Hinweis: Regelmäßig ist in einem solchen Fall davon auszugehen, dass im achten Jahr nach dem Geschäftsabschluss ein angemessener Anpassungsbetrag auf den Verrechnungspreis der Besteuerung zugrunde liegt.

Ausnahme: Bewertung zu Einzelpreisen 

Sofern die in der Abb. 1 genannten Bedingungen kumulativ vorliegen, darf der Steuerpflichtige Einzelverrechnungspreise statt der Gesamtbewertung des Transferpakets zugrunde legen. Dabei werden die übertragenen Wirtschaftsgüter mit ihren Verkehrswerten angesetzt. 

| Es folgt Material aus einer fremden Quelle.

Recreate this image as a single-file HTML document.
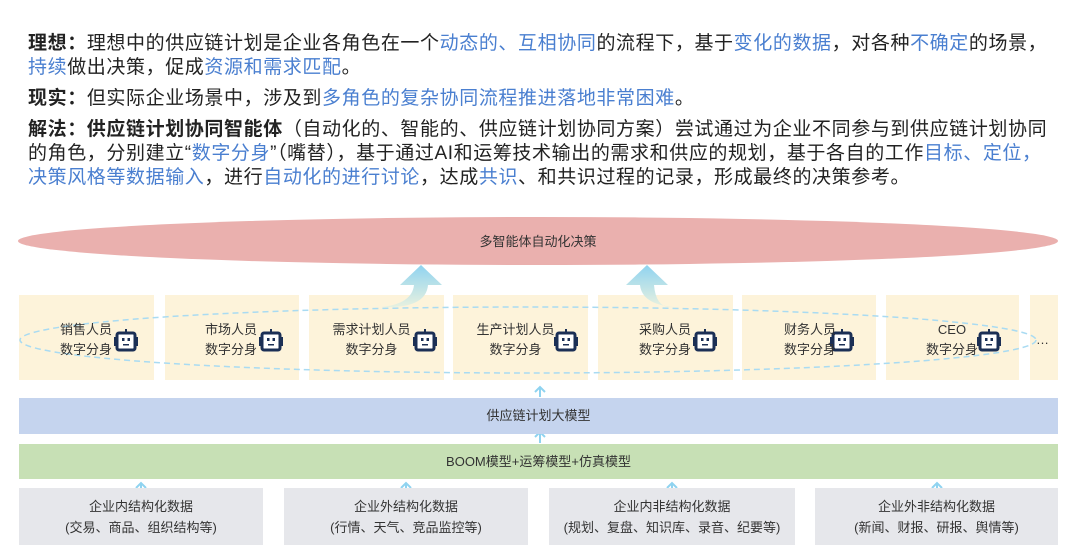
<!DOCTYPE html>
<html><head><meta charset="utf-8"><style>
body{margin:0;width:1080px;height:555px;background:#fff;position:relative;overflow:hidden;font-family:"Liberation Sans","Noto Sans CJK SC",sans-serif;color:#222}
.t{position:absolute;left:28px;font-size:19px;letter-spacing:0.6px;line-height:24px;white-space:nowrap}
.b{color:#4a7fd0}
.a{position:absolute;box-sizing:border-box}
.box{position:absolute;top:295px;height:85px;background:#fdf3da}
.lbl{position:absolute;font-size:13px;line-height:20px;text-align:center;color:#333}
.bar{position:absolute;left:19px;width:1039px;font-size:13px;text-align:center;color:#333}
.g{position:absolute;top:488px;height:57px;background:#e6e7eb;font-size:13px;line-height:21px;text-align:center;color:#333;padding-top:8px;box-sizing:border-box}
</style></head><body>
<div class="t" style="top:32px"><b>理想：</b>理想中的供应链计划是企业各角色在一个<span class="b">动态的、互相协同</span>的流程下，基于<span class="b">变化的数据</span>，对各种<span class="b">不确定</span>的场景，</div>
<div class="t" style="top:56px"><span class="b">持续</span>做出决策，促成<span class="b">资源和需求匹配</span>。</div>
<div class="t" style="top:87px"><b>现实：</b>但实际企业场景中，涉及到<span class="b">多角色的复杂协同流程推进落地非常困难</span>。</div>
<div class="t" style="top:118px"><b>解法：供应链计划协同智能体</b>（自动化的、智能的、供应链计划协同方案）尝试通过为企业不同参与到供应链计划协同</div>
<div class="t" style="top:142px">的角色，分别建立“<span class="b">数字分身</span>”（嘴替），基于通过AI和运筹技术输出的需求和供应的规划，基于各自的工作<span class="b">目标、定位，</span></div>
<div class="t" style="top:166px"><span class="b">决策风格等数据输入</span>，进行<span class="b">自动化的进行讨论</span>，达成<span class="b">共识</span>、和共识过程的记录，形成最终的决策参考。</div>

<div class="box" style="left:19px;width:135px"></div>
<div class="box" style="left:165px;width:134px"></div>
<div class="box" style="left:309px;width:135px"></div>
<div class="box" style="left:453px;width:135px"></div>
<div class="box" style="left:598px;width:135px"></div>
<div class="box" style="left:742px;width:134px"></div>
<div class="box" style="left:886px;width:133px"></div>
<div class="box" style="left:1030px;width:28px"></div>

<svg class="a" style="left:0;top:0" width="1080" height="555">
<defs>
<linearGradient id="gr" x1="0" y1="1" x2="0" y2="0"><stop offset="0" stop-color="#e8f1e0"/><stop offset="1" stop-color="#8fd3f0"/></linearGradient>
<g id="bot"><rect x="3" y="5" width="18" height="17" rx="2" fill="#fff" stroke="#1b2f55" stroke-width="3"/><rect x="11" y="1" width="2" height="4" fill="#1b2f55"/><rect x="0" y="9" width="2" height="9" fill="#1b2f55"/><rect x="22" y="9" width="2" height="9" fill="#1b2f55"/><rect x="8" y="10" width="2.5" height="3" fill="#1b2f55"/><rect x="13.5" y="10" width="2.5" height="3" fill="#1b2f55"/><rect x="9" y="16" width="6" height="1.5" fill="#1b2f55"/></g>
</defs>
<ellipse cx="538" cy="241" rx="520" ry="24" fill="#eab0ae"/>
<text x="538" y="246" font-size="13" text-anchor="middle" fill="#333">多智能体自动化决策</text>
<path d="M381 307 Q412 304 414 285 L400 285 L421 265 L442 285 L428 285 Q426 309 381 307Z" fill="url(#gr)"/>
<path d="M673 307 Q642 304 640 285 L626 285 L647 265 L668 285 L654 285 Q656 309 673 307Z" fill="url(#gr)"/>
<ellipse cx="528" cy="340" rx="508" ry="33" fill="none" stroke="#a9dbf2" stroke-width="1.5" stroke-dasharray="6 4"/>
<use href="#bot" x="114" y="328"/><use href="#bot" x="259" y="328"/><use href="#bot" x="413" y="328"/><use href="#bot" x="554" y="328"/><use href="#bot" x="693" y="328"/><use href="#bot" x="830" y="328"/><use href="#bot" x="977" y="328"/>
<g stroke="#8fd3f0" stroke-width="2" fill="none">
<path d="M540 397V388M535 392L540 387L545 392"/>
<path d="M540 443V432M535 437L540 432L545 437"/>
<path d="M141 495V483M136 488L141 483L146 488"/>
<path d="M406 495V483M401 488L406 483L411 488"/>
<path d="M672 495V483M667 488L672 483L677 488"/>
<path d="M937 495V483M932 488L937 483L942 488"/>
</g>
</svg>

<div class="lbl" style="left:60px;top:320px">销售人员<br>数字分身</div>
<div class="lbl" style="left:205px;top:320px">市场人员<br>数字分身</div>
<div class="lbl" style="left:329px;top:320px;width:85px">需求计划人员<br>数字分身</div>
<div class="lbl" style="left:473px;top:320px;width:85px">生产计划人员<br>数字分身</div>
<div class="lbl" style="left:639px;top:320px">采购人员<br>数字分身</div>
<div class="lbl" style="left:784px;top:320px">财务人员<br>数字分身</div>
<div class="lbl" style="left:926px;top:320px;width:52px">CEO<br>数字分身</div>
<div class="lbl" style="left:1036px;top:330px">…</div>

<div class="bar" style="top:398px;height:36px;line-height:36px;background:#c5d4ee">供应链计划大模型</div>
<div class="bar" style="top:444px;height:35px;line-height:35px;background:#c7e0b5">BOOM模型+运筹模型+仿真模型</div>

<div class="g" style="left:19px;width:244px">企业内结构化数据<br>(交易、商品、组织结构等)</div>
<div class="g" style="left:284px;width:244px">企业外结构化数据<br>(行情、天气、竞品监控等)</div>
<div class="g" style="left:549px;width:246px">企业内非结构化数据<br>(规划、复盘、知识库、录音、纪要等)</div>
<div class="g" style="left:815px;width:243px">企业外非结构化数据<br>(新闻、财报、研报、舆情等)</div>
</body></html>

Wie diese Werte zu ermitteln sind, lässt sich nur im konkreten Einzelfall bestimmen. Die Einzelbewertung ist regelmäßig einfacher und weniger arbeitsaufwändig als die oben geschilderte Bestimmung und Gesamtbewertung des Transferpakets.   

Die Voraussetzungen für diese Erleichterung sind so ausgestaltet, dass sie primär auf die Verlagerung von Routinefunktionen zutreffen. Zu denken ist etwa neben der Etablierung eines Lohnfertigers an die Übertragung von Vertriebsfunktionen auf einen Low-Risk-Distributor, der

  • nach einer kostenbasierten Ausgestaltung der transaktionsbezogenen Netto-Margen-Methode (TNMM) vergütetet wird oder
  • eine das niedrige Risiko berücksichtigende Provision erhält.

Hinweis: Die neue FVerlV finden Sie in der Fassung, welcher der Bundesrat zugestimmt hat, im Internet unter www.bundesrat.de als BR-Drucks. 423/22. Diese Fassung entspricht fast unverändert dem vorangegangenen Referentenentwurf, der ebenso wie die zugehörigen Stellungnahmen verschiedener Wirtschaftsverbände auf der Internetseite des BMF (www.bundesfinanzministerium.de) hinterlegt ist.